Signe de l’intelligence stratégique de la méga-star : elle offrira à Renner son moment de bravoure, une cascade aux airs de piège. Son personnage y apparaît comme particulièrement lâche et peu désireux d’accomplir ce qui est attendu de lui, tandis que le saut dans le vide attendu de lui (référence au premier Mission : Impossible, assurée jusque là par Cruise dans la saga) paraît bien ridicule eu égard à la scène de varappe surréaliste qui a fraîchement précédé. En une séquence, Cruise démontre au spectateur et au studio que Renner ne peut pas prendre sa suite, n’a pas les épaules, et certainement pas le sens stratégique adéquat.
Ainsi, si le rythme de Mission : Impossible – Protocole Fantôme est un des plus curieux de toute la franchise (le film semblant sans cesse démarrer puis revenir en arrière, accumulant les séquences qui claquent, mais se souciant finalement peu de sa cohérence globale), c’est peut-être parce que Tom Cruise, en brillant joueur d’échec, s’autorise une expérience kamikaze. Jusqu’à son fabuleux climax, l’acteur donne le sentiment de jouer en sous-régime pour finalement reprendre le contrôle du récit, une fois tous les seconds couteaux écartés.

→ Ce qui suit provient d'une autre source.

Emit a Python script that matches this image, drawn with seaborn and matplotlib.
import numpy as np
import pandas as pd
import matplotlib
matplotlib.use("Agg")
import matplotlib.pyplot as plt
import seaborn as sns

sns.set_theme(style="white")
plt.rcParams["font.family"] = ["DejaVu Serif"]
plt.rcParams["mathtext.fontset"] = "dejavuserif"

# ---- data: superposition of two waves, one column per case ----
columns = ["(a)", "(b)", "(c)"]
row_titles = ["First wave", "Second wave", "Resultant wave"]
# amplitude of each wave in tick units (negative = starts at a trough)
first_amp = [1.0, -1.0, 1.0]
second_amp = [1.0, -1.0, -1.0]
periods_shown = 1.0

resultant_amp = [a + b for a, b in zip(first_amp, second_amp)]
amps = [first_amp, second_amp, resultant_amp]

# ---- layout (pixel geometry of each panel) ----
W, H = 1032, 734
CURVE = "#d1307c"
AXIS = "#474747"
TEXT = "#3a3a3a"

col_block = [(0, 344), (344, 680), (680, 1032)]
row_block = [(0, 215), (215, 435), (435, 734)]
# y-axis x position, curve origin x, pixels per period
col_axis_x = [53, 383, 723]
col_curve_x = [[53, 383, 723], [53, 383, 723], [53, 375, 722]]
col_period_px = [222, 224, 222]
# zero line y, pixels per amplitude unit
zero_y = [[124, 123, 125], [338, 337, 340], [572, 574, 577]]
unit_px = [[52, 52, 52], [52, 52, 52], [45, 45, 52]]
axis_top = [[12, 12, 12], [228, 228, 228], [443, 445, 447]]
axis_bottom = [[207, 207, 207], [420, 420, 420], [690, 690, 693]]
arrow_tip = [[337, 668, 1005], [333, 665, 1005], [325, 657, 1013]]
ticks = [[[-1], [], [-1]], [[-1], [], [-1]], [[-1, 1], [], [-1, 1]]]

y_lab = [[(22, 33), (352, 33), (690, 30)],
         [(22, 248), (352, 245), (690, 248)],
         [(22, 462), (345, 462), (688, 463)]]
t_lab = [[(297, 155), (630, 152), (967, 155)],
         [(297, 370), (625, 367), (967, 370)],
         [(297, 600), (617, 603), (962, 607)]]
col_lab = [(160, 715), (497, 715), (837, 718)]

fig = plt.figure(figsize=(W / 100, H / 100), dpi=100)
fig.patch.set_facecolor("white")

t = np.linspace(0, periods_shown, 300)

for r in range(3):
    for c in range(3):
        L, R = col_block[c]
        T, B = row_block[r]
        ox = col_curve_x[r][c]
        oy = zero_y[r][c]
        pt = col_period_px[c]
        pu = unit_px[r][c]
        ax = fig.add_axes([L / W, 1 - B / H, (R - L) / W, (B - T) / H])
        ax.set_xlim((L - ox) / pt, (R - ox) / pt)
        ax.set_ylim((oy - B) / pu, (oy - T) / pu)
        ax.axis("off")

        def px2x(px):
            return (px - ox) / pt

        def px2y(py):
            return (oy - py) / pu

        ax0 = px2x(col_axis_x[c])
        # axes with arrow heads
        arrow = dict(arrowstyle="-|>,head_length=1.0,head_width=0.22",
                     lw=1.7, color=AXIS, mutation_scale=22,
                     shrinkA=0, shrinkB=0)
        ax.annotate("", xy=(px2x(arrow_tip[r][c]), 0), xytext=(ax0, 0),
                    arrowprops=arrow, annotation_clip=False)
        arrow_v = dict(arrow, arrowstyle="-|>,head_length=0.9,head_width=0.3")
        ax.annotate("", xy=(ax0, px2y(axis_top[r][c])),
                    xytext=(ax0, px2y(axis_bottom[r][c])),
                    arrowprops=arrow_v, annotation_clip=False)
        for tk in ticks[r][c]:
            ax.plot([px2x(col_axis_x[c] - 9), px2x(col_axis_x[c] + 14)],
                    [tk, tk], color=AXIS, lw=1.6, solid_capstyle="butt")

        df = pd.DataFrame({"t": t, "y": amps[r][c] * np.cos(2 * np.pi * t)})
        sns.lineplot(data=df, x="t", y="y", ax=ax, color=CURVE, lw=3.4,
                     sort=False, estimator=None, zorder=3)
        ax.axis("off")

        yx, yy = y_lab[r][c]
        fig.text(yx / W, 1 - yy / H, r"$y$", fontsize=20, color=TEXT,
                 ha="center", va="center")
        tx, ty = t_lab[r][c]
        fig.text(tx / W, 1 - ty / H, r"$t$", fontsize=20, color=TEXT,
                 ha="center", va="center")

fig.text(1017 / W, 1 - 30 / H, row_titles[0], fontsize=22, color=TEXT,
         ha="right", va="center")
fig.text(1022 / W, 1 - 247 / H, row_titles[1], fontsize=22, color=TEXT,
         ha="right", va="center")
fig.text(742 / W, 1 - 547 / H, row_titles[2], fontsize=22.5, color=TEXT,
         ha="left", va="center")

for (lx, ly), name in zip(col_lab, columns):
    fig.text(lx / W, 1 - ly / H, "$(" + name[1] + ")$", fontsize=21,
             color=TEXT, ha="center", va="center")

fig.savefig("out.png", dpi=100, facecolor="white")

Les Avengers ne passeront pas par lui. Et si Tom a si aisément balayé Marvel, il va infliger une correction comparable à DC. Inviter Henry Cavill dans Mission : Impossible – Fallout, c’est bien sûr inviter Superman (tout un symbole), mais c’est aussi inviter le futur incarné. Le corps de Cavill est jeune, puissant, dépasse en tout celui de Cruise, même poussé dans ses derniers retranchements. Mais à la puissance sans limite du concurrent moustachu, Cruise oppose une nouvelle fois son intelligence et peut-être pour la première fois, son expérience. C’est cette dernière qui lui permet ultimement de supplanter l’adversaire Cavill, et qui l’autorise d’ailleurs à souiller ainsi son image quand enfin, il le domine. Il n’y a qu’à voir la manière dont le film de Christopher McQuarrie maltraite le corps et surtout le visage de l’acteur de Man of Steel et Justice League dans le climax, pour se dire qu’il n’y a rien d’innocent dans la manœuvre.
À ceux qui l’encourageraient à laisser sa place au futur, Tom répond par un triomphe absolu du présent, du flux, de sa maîtrise, qu’illustre parfaitement son amour immodéré des cascades.
Se mettre en scène aux côtés du futur
Si la carrière de Tom Cruise a toujours été simple et passionnante à décortiquer et analyser sous l’angle de la star, la saga Mission : Impossible l’est au moins autant, voire plus. En six films, la franchise, contrôlée d’une main de fer dans un gant de velour par l’acteur, a offert une scène de théâtre parfaite pour qu’il puisse mettre en scène sa personne, ses obsessions, ses ambitions et ses interrogations.
Mission : Impossible – Fallout le confirme de manière encore plus brutale et sèche, de ses enjeux scénaristiques à ses choix de casting. Au-delà du show assuré à l’écran, c’est ce qui rend la saga aussi excitante et puissante.
Il y a encore des intrigues, Il suffit juste de faire des films différents
L’analyse se tient.
Je serais même allé un poil plus loin en se demandant quel est le reflet de l’ego de Cruise à travers ces films ?
Après tout, dans les deux premiers il sauve sa peau, puis son équipe, puis Mission Impossible et maintenant… Le monde. Et de manière consciente et assumée dans Fallout.
Que reste-t-il à sauver dans une potentielle suite ?
À moins de revenir un peu sur Terre ça va être compliqué.
Excellente et passionnante analyse. Ça se tient bien en plus!
« Tom Cruise a beau être partie intégrante du système, il ne cesse de jouer en marge », on appelle ça un maverick, son pseudo dans Top Gun
J’aimerais bien que Cruise refasse une petite période bon film hors MI. Comme quand il enchainais le premier Jack Reacher et edge of tomorrow.
Entre 2 MI se serais pas mal
belle analyse, merci
@John Difool
Très bon point !
@Grunt
L’un n’empêche pas l’autre. Et le star system est vieux comme Hollywood : on analysait, suivait et pistait la construction des « personnages » des grands, à l’âge d’or hollywoodien, il y a des décennies déjà. Ca n’a rien de nouveau ou « moderne-méchant-pas-bien ».
Il y a moins de cinquante ans, l’exégèse portait sur des films profonds comme « Le Parrain » ou « THX 1138 », ce qu’ils disaient de la société, des gens, du futur. Aujourd’hui, les sujets sont Tom Cruise contre Marvel et DC. Mouais.
Wahooo
J’ignore à quel point tout cela peut être vrai mais faut reconnaître que ça tient la route.